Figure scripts
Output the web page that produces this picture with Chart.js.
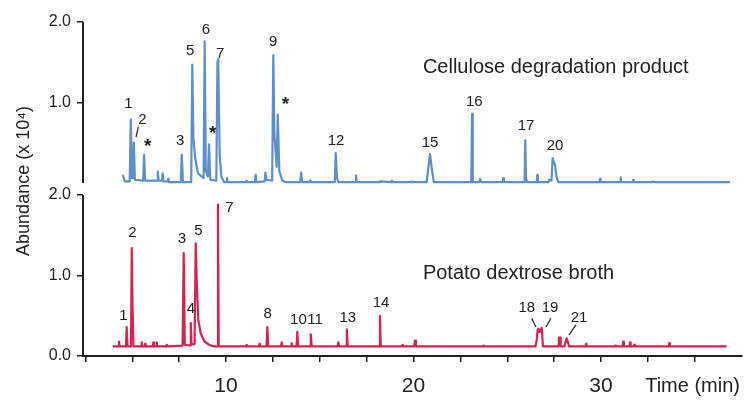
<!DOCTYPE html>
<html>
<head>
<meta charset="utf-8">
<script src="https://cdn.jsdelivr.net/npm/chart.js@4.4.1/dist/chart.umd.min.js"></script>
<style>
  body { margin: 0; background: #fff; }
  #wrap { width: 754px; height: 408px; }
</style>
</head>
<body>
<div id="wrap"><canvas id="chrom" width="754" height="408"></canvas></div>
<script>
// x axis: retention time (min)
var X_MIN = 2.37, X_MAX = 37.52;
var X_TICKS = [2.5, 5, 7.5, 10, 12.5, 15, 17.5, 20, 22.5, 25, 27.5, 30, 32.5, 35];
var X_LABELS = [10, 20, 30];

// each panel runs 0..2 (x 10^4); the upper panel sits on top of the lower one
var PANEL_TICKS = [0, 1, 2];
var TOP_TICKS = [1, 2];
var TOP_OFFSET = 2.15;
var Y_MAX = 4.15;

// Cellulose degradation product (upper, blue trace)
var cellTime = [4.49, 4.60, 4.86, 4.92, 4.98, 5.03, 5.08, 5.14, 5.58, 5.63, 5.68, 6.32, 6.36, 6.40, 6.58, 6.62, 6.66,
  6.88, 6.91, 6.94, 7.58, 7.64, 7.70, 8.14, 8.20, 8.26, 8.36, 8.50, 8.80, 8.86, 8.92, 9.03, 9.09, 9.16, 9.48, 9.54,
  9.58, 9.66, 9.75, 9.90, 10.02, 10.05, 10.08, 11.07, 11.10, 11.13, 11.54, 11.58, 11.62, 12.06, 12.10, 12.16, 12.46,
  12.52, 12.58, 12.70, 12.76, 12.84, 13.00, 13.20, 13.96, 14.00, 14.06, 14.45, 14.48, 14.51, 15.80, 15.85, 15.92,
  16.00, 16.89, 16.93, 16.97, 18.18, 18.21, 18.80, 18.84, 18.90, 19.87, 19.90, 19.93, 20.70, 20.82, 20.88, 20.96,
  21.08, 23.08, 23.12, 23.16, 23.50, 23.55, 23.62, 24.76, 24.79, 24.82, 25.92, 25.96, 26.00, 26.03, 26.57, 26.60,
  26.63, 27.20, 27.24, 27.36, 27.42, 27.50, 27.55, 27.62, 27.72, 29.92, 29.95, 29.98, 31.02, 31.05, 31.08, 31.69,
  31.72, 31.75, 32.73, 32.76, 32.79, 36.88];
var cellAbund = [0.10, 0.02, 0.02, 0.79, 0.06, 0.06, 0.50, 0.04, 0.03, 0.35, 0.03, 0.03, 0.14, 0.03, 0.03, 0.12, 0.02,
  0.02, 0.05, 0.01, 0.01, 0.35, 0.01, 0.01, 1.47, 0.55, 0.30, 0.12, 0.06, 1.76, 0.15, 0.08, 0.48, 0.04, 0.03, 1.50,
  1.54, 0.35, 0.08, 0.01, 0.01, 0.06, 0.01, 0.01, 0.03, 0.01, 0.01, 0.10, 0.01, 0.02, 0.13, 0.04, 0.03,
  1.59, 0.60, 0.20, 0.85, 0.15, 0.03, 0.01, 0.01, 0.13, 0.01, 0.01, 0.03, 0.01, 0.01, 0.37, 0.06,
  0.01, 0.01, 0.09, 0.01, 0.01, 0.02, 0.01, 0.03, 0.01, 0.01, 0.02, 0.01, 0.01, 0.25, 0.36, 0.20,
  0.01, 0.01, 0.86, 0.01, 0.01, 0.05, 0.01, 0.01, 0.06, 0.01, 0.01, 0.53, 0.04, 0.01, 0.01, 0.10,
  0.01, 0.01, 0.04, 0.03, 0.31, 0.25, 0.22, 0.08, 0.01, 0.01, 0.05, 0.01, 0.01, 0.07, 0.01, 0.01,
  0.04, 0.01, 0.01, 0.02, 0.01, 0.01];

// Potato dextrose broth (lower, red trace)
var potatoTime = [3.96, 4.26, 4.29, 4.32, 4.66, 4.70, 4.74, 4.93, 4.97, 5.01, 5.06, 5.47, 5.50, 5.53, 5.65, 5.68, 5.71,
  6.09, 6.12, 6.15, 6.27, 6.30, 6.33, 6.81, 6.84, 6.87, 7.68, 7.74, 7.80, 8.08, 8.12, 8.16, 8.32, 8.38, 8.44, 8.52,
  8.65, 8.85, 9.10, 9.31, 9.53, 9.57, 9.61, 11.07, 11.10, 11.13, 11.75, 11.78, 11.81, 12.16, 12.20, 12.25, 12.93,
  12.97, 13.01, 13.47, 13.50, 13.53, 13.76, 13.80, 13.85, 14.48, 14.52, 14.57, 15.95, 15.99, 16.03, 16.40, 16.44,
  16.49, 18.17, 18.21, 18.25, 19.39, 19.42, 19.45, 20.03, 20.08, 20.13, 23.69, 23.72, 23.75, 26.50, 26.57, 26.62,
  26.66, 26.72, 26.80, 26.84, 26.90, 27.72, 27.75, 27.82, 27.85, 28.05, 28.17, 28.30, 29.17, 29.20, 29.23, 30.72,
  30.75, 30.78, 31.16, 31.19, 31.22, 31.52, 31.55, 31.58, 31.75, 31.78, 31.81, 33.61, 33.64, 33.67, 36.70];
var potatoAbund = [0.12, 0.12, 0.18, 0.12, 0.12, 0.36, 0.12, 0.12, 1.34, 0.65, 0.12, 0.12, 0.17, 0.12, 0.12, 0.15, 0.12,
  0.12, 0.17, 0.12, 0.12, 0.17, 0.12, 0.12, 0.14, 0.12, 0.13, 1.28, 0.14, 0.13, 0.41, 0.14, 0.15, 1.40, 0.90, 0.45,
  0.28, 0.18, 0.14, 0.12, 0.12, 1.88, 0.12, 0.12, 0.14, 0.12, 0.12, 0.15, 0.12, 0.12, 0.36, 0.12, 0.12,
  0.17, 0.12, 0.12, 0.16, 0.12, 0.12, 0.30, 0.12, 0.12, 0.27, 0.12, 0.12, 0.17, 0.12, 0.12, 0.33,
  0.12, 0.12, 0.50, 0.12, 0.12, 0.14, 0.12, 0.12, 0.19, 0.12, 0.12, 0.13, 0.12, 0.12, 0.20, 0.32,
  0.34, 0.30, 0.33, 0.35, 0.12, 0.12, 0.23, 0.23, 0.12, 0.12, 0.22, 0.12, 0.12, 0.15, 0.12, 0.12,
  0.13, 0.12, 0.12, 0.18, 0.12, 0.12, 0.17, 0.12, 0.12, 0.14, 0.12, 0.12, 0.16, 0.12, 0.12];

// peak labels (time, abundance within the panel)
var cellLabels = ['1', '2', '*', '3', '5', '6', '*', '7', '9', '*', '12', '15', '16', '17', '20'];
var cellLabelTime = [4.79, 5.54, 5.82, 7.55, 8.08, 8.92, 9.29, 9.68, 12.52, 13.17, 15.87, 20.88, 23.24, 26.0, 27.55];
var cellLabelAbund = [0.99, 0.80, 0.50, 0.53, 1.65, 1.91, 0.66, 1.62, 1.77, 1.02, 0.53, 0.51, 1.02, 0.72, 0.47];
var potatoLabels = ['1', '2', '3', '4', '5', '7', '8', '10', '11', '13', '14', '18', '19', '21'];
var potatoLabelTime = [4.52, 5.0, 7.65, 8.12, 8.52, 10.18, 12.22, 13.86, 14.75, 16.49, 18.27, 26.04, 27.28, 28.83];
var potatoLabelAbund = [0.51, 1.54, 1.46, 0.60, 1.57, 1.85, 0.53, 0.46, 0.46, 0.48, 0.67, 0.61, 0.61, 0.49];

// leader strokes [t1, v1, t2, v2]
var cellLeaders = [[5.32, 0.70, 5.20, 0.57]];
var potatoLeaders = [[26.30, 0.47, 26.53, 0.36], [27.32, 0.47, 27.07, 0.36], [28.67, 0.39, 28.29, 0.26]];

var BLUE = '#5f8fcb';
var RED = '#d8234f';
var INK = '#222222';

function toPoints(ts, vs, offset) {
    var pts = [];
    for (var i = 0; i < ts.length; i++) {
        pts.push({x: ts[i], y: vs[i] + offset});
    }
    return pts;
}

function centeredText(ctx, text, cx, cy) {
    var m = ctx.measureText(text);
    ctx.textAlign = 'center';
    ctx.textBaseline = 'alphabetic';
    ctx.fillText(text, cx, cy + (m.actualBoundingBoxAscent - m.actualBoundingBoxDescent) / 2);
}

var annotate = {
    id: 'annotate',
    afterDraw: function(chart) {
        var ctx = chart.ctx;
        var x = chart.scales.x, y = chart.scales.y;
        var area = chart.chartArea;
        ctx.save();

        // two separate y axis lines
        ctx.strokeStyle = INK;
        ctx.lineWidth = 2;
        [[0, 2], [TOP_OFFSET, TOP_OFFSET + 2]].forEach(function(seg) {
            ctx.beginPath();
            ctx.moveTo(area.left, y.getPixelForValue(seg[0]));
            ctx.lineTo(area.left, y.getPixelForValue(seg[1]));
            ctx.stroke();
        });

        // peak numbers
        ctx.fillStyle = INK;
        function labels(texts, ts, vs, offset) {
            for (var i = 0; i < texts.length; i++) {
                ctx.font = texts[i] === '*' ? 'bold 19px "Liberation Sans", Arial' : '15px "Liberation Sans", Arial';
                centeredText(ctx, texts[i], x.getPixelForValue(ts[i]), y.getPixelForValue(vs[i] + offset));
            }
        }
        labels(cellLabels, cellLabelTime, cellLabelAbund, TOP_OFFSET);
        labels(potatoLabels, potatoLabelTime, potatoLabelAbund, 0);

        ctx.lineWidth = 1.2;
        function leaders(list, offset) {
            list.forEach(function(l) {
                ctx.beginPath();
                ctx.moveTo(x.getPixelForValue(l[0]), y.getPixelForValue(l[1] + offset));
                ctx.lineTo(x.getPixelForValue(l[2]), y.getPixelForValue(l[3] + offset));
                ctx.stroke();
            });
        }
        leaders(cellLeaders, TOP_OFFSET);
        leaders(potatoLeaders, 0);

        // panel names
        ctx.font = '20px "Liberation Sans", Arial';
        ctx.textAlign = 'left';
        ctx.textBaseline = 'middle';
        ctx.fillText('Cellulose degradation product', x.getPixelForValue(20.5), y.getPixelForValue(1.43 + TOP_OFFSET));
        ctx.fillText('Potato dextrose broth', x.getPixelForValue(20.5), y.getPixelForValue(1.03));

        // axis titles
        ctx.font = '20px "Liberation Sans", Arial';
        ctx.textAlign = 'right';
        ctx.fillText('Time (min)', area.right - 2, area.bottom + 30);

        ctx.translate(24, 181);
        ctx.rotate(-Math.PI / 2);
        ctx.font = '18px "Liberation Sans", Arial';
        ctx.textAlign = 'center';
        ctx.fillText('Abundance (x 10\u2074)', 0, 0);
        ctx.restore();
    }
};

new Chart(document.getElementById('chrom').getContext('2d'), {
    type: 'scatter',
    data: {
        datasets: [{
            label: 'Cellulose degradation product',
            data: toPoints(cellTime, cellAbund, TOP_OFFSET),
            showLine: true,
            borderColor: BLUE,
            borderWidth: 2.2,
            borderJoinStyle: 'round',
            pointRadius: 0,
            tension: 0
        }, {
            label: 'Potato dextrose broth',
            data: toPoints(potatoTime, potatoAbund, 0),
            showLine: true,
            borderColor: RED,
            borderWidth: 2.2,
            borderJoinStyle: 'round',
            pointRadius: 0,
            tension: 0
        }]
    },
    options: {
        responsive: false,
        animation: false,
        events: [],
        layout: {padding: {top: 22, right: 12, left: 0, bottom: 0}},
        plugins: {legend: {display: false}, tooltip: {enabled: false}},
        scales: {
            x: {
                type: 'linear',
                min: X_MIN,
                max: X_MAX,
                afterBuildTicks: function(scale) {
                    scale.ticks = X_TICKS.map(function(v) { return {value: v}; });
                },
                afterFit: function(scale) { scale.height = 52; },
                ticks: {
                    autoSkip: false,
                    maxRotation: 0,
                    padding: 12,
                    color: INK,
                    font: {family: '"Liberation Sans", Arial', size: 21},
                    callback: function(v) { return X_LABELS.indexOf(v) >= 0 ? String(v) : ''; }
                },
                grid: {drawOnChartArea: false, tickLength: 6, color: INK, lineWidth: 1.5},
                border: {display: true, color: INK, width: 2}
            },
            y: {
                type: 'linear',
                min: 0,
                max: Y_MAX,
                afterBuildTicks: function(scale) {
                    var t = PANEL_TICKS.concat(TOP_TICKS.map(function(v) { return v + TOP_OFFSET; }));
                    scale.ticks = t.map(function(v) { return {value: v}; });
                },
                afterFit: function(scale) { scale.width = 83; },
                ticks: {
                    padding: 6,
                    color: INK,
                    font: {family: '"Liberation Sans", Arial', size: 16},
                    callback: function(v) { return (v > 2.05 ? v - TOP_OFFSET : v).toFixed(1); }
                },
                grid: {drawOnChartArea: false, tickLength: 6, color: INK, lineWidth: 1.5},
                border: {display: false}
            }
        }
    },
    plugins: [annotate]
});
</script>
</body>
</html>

---

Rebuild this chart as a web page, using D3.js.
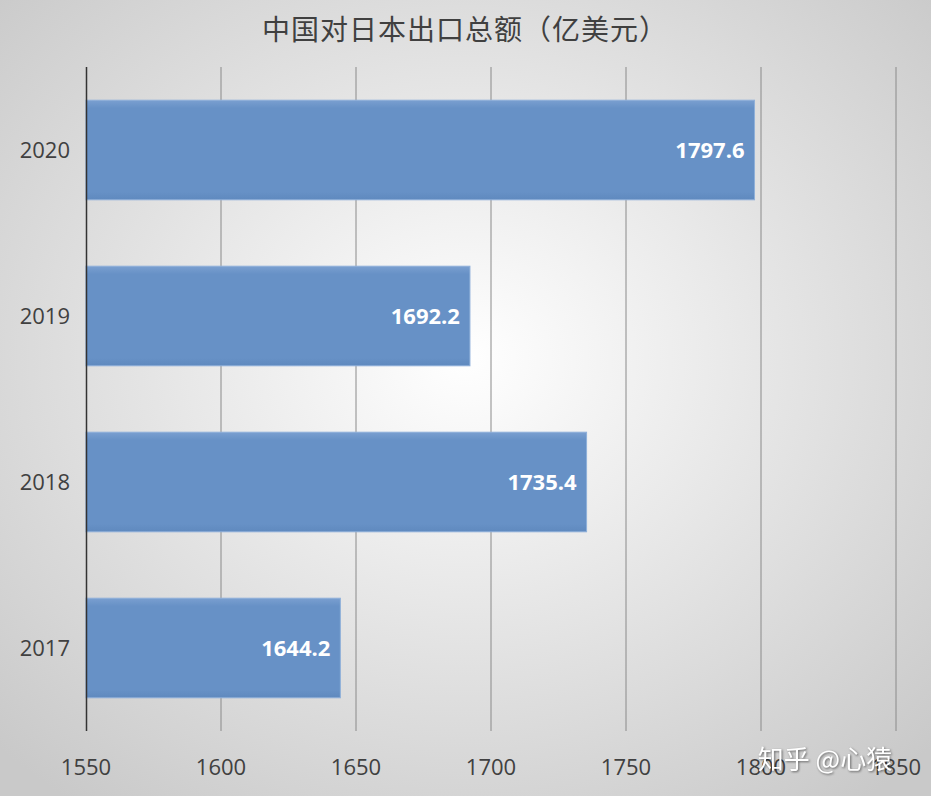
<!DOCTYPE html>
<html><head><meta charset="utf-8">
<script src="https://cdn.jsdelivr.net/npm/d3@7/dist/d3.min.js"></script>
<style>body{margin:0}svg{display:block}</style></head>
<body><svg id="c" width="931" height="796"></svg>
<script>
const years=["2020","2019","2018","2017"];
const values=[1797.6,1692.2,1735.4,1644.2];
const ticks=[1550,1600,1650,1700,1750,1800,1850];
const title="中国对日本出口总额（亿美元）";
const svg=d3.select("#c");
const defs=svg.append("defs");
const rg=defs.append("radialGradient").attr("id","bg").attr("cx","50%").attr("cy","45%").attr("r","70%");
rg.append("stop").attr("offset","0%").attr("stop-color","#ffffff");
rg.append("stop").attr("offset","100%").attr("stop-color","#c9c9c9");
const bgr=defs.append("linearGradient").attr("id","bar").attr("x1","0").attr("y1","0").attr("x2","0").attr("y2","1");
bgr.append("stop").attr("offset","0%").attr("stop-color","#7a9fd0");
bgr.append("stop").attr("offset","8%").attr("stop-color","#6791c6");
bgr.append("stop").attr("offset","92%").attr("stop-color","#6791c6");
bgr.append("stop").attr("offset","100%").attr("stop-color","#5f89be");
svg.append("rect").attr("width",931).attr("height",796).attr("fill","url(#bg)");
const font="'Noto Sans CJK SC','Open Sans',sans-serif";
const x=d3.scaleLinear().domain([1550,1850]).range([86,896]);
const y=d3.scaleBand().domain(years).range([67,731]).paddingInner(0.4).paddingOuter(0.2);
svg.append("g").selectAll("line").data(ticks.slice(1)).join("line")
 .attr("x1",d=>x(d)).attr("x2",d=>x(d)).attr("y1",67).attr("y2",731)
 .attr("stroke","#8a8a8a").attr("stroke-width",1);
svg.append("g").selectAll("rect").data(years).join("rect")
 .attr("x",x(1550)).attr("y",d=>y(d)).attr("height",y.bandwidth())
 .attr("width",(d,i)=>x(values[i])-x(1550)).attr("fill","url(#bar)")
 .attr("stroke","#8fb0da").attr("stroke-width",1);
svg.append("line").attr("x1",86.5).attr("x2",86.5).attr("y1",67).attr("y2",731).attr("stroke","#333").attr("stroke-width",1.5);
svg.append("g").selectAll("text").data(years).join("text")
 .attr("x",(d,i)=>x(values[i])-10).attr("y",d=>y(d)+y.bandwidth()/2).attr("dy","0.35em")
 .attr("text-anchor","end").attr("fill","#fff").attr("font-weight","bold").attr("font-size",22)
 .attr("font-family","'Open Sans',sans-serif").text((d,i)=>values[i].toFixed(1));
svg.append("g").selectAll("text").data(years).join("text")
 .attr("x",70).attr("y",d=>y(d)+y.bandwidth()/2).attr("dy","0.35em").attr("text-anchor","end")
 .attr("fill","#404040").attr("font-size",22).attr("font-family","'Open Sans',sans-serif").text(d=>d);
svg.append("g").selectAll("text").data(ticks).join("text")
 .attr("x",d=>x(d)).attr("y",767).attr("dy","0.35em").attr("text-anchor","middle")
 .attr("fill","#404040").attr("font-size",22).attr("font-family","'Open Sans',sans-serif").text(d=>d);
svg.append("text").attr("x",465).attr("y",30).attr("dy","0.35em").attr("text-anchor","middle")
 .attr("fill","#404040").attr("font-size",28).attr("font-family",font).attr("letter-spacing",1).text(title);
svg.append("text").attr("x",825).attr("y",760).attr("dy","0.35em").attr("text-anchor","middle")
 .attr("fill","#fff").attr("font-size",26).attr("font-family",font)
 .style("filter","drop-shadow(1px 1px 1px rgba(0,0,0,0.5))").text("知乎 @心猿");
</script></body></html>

| WORK TO DO |
Copy exactly the stretch of lines from the one containing "Output the web" through the one containing "var X_LABELS = [10, 20, 30];", both included. Leave out any pictures.

| EXERCISE RESULT |
Output the web page that produces this picture with Chart.js.
<!DOCTYPE html>
<html>
<head>
<meta charset="utf-8">
<script src="https://cdn.jsdelivr.net/npm/chart.js@4.4.1/dist/chart.umd.min.js"></script>
<style>
  body { margin: 0; background: #fff; }
  #wrap { width: 754px; height: 408px; }
</style>
</head>
<body>
<div id="wrap"><canvas id="chrom" width="754" height="408"></canvas></div>
<script>
// x axis: retention time (min)
var X_MIN = 2.37, X_MAX = 37.52;
var X_TICKS = [2.5, 5, 7.5, 10, 12.5, 15, 17.5, 20, 22.5, 25, 27.5, 30, 32.5, 35];
var X_LABELS = [10, 20, 30];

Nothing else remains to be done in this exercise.